● **Work to do**: Pictures do not belong in the copy; restate the records below word for word.

● **Extracted records**:
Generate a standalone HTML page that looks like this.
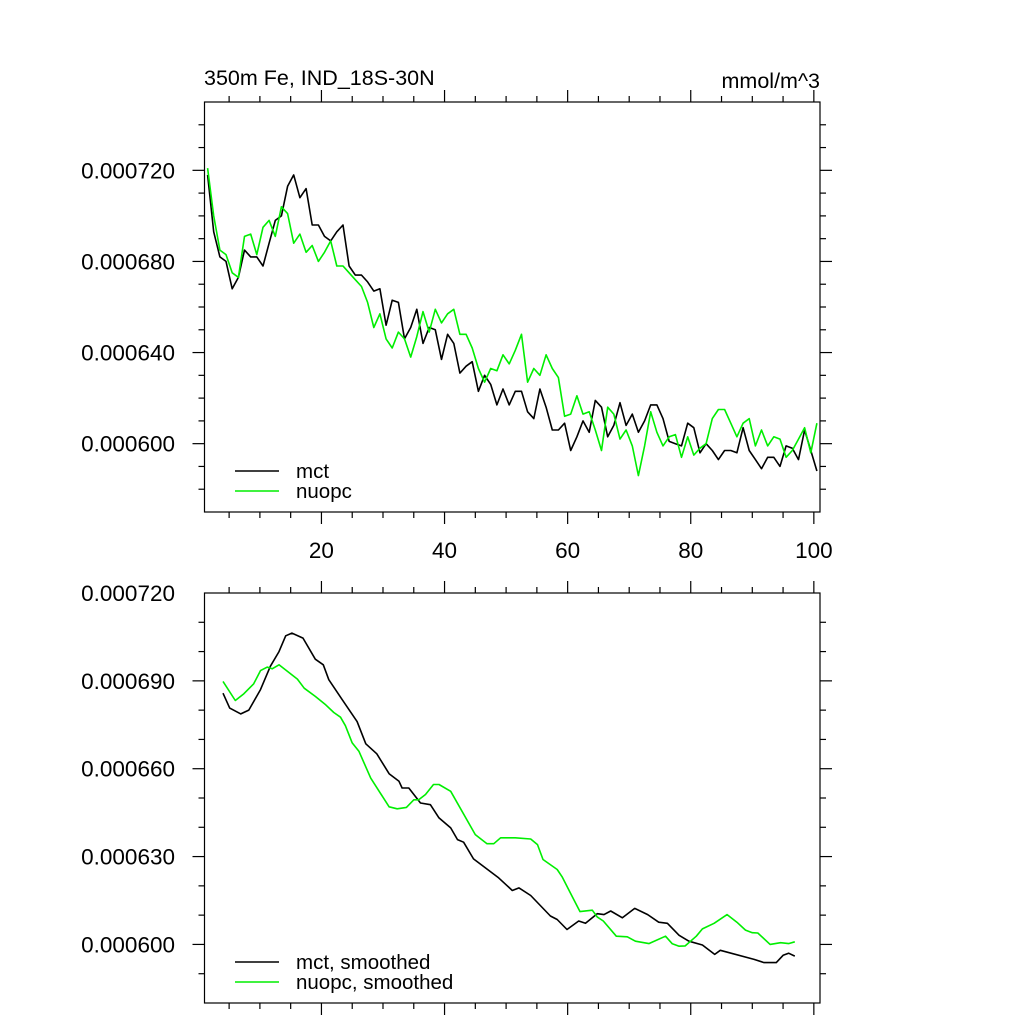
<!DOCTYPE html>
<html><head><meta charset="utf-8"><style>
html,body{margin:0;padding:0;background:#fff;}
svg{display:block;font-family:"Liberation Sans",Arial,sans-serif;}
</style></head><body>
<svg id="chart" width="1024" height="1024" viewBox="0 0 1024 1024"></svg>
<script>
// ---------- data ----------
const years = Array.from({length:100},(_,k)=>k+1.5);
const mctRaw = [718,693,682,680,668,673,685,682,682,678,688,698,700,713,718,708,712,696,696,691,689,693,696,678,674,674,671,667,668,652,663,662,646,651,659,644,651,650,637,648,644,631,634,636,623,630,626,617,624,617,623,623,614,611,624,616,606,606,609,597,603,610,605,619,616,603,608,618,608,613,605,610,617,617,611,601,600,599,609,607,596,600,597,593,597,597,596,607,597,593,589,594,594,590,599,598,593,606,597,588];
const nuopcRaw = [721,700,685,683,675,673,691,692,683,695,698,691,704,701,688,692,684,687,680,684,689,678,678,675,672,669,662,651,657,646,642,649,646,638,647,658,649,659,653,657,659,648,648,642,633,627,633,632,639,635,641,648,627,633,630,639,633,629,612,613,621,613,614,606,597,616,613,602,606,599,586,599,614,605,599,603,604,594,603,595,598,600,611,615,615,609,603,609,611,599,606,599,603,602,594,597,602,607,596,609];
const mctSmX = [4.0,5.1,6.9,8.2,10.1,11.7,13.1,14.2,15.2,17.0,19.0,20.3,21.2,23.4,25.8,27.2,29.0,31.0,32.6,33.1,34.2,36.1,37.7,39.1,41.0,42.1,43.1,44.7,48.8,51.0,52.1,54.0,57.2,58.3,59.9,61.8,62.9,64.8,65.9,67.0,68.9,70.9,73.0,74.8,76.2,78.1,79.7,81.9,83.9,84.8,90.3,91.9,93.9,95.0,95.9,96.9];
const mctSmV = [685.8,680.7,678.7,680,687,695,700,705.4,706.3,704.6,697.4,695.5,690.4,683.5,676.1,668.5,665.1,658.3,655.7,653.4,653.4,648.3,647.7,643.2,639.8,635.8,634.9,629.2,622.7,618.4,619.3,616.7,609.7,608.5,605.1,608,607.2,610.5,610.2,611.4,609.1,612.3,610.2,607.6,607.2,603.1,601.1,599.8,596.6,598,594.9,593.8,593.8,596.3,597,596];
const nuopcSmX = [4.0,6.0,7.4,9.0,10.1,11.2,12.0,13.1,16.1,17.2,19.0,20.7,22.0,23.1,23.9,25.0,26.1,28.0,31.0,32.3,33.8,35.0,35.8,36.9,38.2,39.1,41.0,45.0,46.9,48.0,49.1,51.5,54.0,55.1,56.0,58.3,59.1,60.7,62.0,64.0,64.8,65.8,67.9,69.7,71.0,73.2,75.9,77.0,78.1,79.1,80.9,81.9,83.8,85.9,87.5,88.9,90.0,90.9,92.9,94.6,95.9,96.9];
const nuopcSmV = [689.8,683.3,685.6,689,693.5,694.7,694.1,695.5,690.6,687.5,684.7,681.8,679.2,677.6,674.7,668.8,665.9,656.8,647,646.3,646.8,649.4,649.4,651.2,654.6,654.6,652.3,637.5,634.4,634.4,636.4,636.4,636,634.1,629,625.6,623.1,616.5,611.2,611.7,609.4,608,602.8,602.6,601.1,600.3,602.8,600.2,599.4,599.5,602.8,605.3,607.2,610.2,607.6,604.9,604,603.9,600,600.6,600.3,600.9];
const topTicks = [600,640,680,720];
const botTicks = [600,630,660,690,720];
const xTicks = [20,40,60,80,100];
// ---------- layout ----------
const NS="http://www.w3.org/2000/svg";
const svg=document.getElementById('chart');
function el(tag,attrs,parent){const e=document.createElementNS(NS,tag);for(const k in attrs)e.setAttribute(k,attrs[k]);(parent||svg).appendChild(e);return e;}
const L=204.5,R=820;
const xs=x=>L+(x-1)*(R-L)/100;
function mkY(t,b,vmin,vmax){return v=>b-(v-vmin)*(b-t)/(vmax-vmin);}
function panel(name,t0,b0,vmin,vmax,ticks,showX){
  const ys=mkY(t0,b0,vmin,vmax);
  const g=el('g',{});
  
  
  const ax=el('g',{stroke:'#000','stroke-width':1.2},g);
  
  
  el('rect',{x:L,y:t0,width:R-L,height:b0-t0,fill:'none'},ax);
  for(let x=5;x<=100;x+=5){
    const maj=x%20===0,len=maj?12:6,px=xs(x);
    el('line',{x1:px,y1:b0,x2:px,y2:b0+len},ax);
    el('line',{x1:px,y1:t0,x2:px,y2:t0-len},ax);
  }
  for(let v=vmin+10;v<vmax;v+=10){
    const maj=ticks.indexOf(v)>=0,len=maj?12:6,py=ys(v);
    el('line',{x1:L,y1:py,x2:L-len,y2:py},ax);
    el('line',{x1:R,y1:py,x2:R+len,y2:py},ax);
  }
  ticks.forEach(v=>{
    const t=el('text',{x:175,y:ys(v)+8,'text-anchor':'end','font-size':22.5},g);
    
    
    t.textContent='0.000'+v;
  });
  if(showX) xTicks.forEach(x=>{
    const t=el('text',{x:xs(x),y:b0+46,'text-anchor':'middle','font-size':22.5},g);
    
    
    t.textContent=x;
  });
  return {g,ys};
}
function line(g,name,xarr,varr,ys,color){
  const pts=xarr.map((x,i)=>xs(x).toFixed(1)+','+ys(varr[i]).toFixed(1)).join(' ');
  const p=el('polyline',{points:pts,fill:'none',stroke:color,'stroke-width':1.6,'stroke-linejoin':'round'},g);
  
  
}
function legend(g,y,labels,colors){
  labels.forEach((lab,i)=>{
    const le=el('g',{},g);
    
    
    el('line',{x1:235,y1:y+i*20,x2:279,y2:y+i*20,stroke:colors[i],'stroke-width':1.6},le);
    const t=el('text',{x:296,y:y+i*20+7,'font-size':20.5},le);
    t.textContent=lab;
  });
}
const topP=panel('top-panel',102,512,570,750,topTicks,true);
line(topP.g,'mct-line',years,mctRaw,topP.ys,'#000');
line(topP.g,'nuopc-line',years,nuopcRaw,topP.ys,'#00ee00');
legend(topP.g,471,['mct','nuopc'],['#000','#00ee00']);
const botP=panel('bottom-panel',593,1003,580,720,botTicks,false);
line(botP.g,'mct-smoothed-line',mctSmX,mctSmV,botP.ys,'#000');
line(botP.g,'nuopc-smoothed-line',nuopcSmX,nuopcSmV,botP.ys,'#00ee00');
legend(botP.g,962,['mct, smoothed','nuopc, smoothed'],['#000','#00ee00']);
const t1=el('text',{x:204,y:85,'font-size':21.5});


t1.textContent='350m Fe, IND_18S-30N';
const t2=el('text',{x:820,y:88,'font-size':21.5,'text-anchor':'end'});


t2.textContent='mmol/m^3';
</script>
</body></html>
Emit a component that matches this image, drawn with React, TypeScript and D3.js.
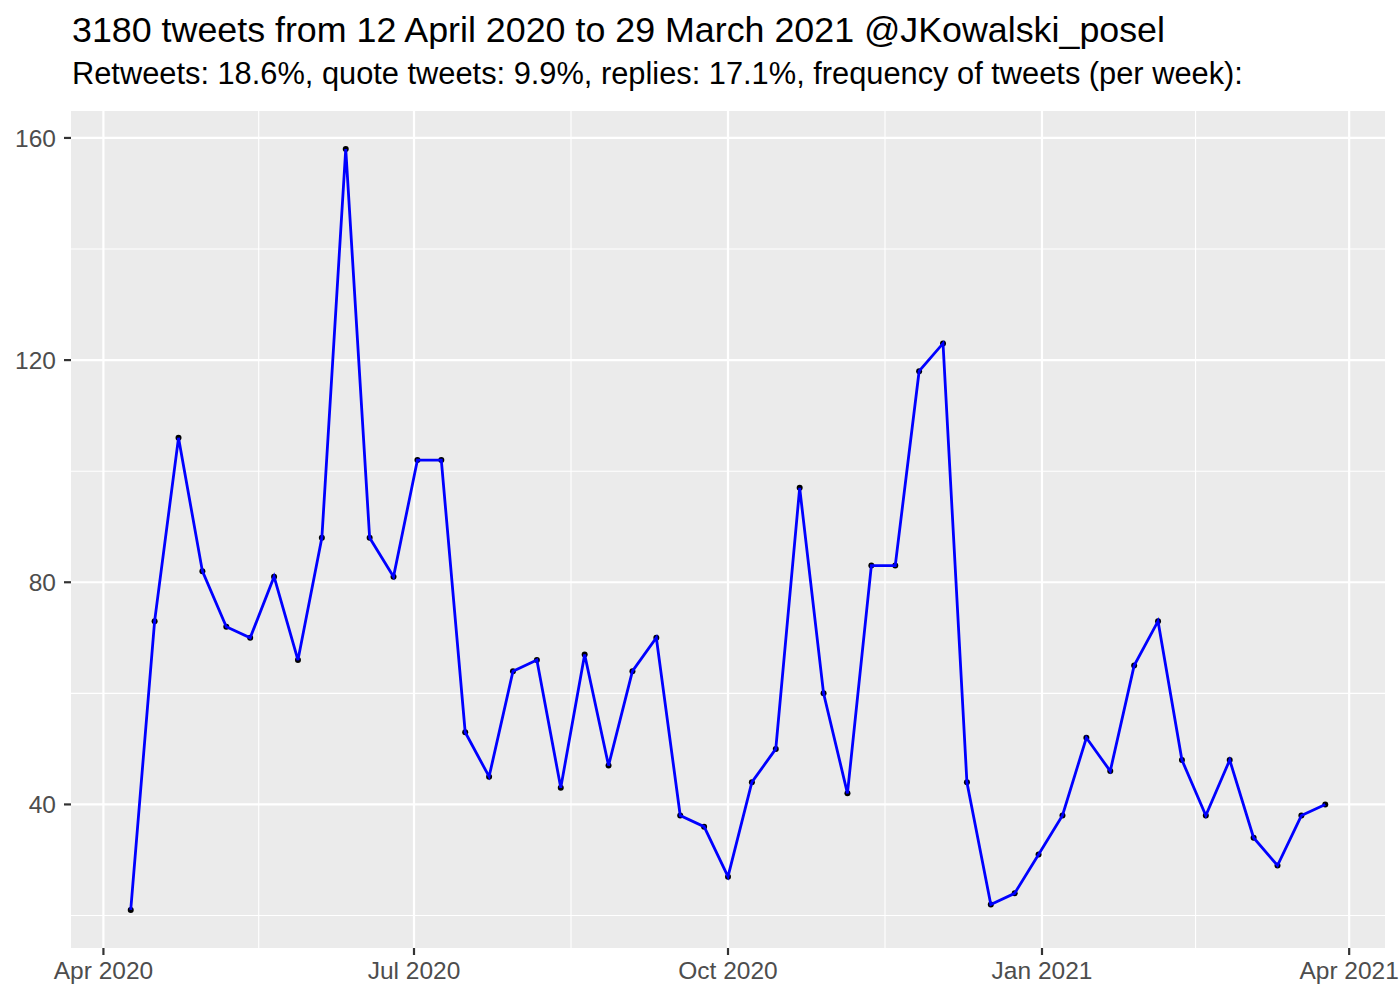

● **Written response**:
Generate a standalone HTML page that looks like this.
<!DOCTYPE html>
<html><head><meta charset="utf-8"><style>
html,body{margin:0;padding:0;background:#fff;}
svg{display:block;font-family:"Liberation Sans",Arial,sans-serif;}
</style></head><body>
<svg id="chart" width="1024" height="1024" viewBox="0 0 1024 1024"></svg>
<script>
// ---------- data ----------
const years = Array.from({length:100},(_,k)=>k+1.5);
const mctRaw = [718,693,682,680,668,673,685,682,682,678,688,698,700,713,718,708,712,696,696,691,689,693,696,678,674,674,671,667,668,652,663,662,646,651,659,644,651,650,637,648,644,631,634,636,623,630,626,617,624,617,623,623,614,611,624,616,606,606,609,597,603,610,605,619,616,603,608,618,608,613,605,610,617,617,611,601,600,599,609,607,596,600,597,593,597,597,596,607,597,593,589,594,594,590,599,598,593,606,597,588];
const nuopcRaw = [721,700,685,683,675,673,691,692,683,695,698,691,704,701,688,692,684,687,680,684,689,678,678,675,672,669,662,651,657,646,642,649,646,638,647,658,649,659,653,657,659,648,648,642,633,627,633,632,639,635,641,648,627,633,630,639,633,629,612,613,621,613,614,606,597,616,613,602,606,599,586,599,614,605,599,603,604,594,603,595,598,600,611,615,615,609,603,609,611,599,606,599,603,602,594,597,602,607,596,609];
const mctSmX = [4.0,5.1,6.9,8.2,10.1,11.7,13.1,14.2,15.2,17.0,19.0,20.3,21.2,23.4,25.8,27.2,29.0,31.0,32.6,33.1,34.2,36.1,37.7,39.1,41.0,42.1,43.1,44.7,48.8,51.0,52.1,54.0,57.2,58.3,59.9,61.8,62.9,64.8,65.9,67.0,68.9,70.9,73.0,74.8,76.2,78.1,79.7,81.9,83.9,84.8,90.3,91.9,93.9,95.0,95.9,96.9];
const mctSmV = [685.8,680.7,678.7,680,687,695,700,705.4,706.3,704.6,697.4,695.5,690.4,683.5,676.1,668.5,665.1,658.3,655.7,653.4,653.4,648.3,647.7,643.2,639.8,635.8,634.9,629.2,622.7,618.4,619.3,616.7,609.7,608.5,605.1,608,607.2,610.5,610.2,611.4,609.1,612.3,610.2,607.6,607.2,603.1,601.1,599.8,596.6,598,594.9,593.8,593.8,596.3,597,596];
const nuopcSmX = [4.0,6.0,7.4,9.0,10.1,11.2,12.0,13.1,16.1,17.2,19.0,20.7,22.0,23.1,23.9,25.0,26.1,28.0,31.0,32.3,33.8,35.0,35.8,36.9,38.2,39.1,41.0,45.0,46.9,48.0,49.1,51.5,54.0,55.1,56.0,58.3,59.1,60.7,62.0,64.0,64.8,65.8,67.9,69.7,71.0,73.2,75.9,77.0,78.1,79.1,80.9,81.9,83.8,85.9,87.5,88.9,90.0,90.9,92.9,94.6,95.9,96.9];
const nuopcSmV = [689.8,683.3,685.6,689,693.5,694.7,694.1,695.5,690.6,687.5,684.7,681.8,679.2,677.6,674.7,668.8,665.9,656.8,647,646.3,646.8,649.4,649.4,651.2,654.6,654.6,652.3,637.5,634.4,634.4,636.4,636.4,636,634.1,629,625.6,623.1,616.5,611.2,611.7,609.4,608,602.8,602.6,601.1,600.3,602.8,600.2,599.4,599.5,602.8,605.3,607.2,610.2,607.6,604.9,604,603.9,600,600.6,600.3,600.9];
const topTicks = [600,640,680,720];
const botTicks = [600,630,660,690,720];
const xTicks = [20,40,60,80,100];
// ---------- layout ----------
const NS="http://www.w3.org/2000/svg";
const svg=document.getElementById('chart');
function el(tag,attrs,parent){const e=document.createElementNS(NS,tag);for(const k in attrs)e.setAttribute(k,attrs[k]);(parent||svg).appendChild(e);return e;}
const L=204.5,R=820;
const xs=x=>L+(x-1)*(R-L)/100;
function mkY(t,b,vmin,vmax){return v=>b-(v-vmin)*(b-t)/(vmax-vmin);}
function panel(name,t0,b0,vmin,vmax,ticks,showX){
  const ys=mkY(t0,b0,vmin,vmax);
  const g=el('g',{});
  
  
  const ax=el('g',{stroke:'#000','stroke-width':1.2},g);
  
  
  el('rect',{x:L,y:t0,width:R-L,height:b0-t0,fill:'none'},ax);
  for(let x=5;x<=100;x+=5){
    const maj=x%20===0,len=maj?12:6,px=xs(x);
    el('line',{x1:px,y1:b0,x2:px,y2:b0+len},ax);
    el('line',{x1:px,y1:t0,x2:px,y2:t0-len},ax);
  }
  for(let v=vmin+10;v<vmax;v+=10){
    const maj=ticks.indexOf(v)>=0,len=maj?12:6,py=ys(v);
    el('line',{x1:L,y1:py,x2:L-len,y2:py},ax);
    el('line',{x1:R,y1:py,x2:R+len,y2:py},ax);
  }
  ticks.forEach(v=>{
    const t=el('text',{x:175,y:ys(v)+8,'text-anchor':'end','font-size':22.5},g);
    
    
    t.textContent='0.000'+v;
  });
  if(showX) xTicks.forEach(x=>{
    const t=el('text',{x:xs(x),y:b0+46,'text-anchor':'middle','font-size':22.5},g);
    
    
    t.textContent=x;
  });
  return {g,ys};
}
function line(g,name,xarr,varr,ys,color){
  const pts=xarr.map((x,i)=>xs(x).toFixed(1)+','+ys(varr[i]).toFixed(1)).join(' ');
  const p=el('polyline',{points:pts,fill:'none',stroke:color,'stroke-width':1.6,'stroke-linejoin':'round'},g);
  
  
}
function legend(g,y,labels,colors){
  labels.forEach((lab,i)=>{
    const le=el('g',{},g);
    
    
    el('line',{x1:235,y1:y+i*20,x2:279,y2:y+i*20,stroke:colors[i],'stroke-width':1.6},le);
    const t=el('text',{x:296,y:y+i*20+7,'font-size':20.5},le);
    t.textContent=lab;
  });
}
const topP=panel('top-panel',102,512,570,750,topTicks,true);
line(topP.g,'mct-line',years,mctRaw,topP.ys,'#000');
line(topP.g,'nuopc-line',years,nuopcRaw,topP.ys,'#00ee00');
legend(topP.g,471,['mct','nuopc'],['#000','#00ee00']);
const botP=panel('bottom-panel',593,1003,580,720,botTicks,false);
line(botP.g,'mct-smoothed-line',mctSmX,mctSmV,botP.ys,'#000');
line(botP.g,'nuopc-smoothed-line',nuopcSmX,nuopcSmV,botP.ys,'#00ee00');
legend(botP.g,962,['mct, smoothed','nuopc, smoothed'],['#000','#00ee00']);
const t1=el('text',{x:204,y:85,'font-size':21.5});


t1.textContent='350m Fe, IND_18S-30N';
const t2=el('text',{x:820,y:88,'font-size':21.5,'text-anchor':'end'});


t2.textContent='mmol/m^3';
</script>
</body></html>
Emit a component that matches this image, drawn with React, TypeScript and D3.js.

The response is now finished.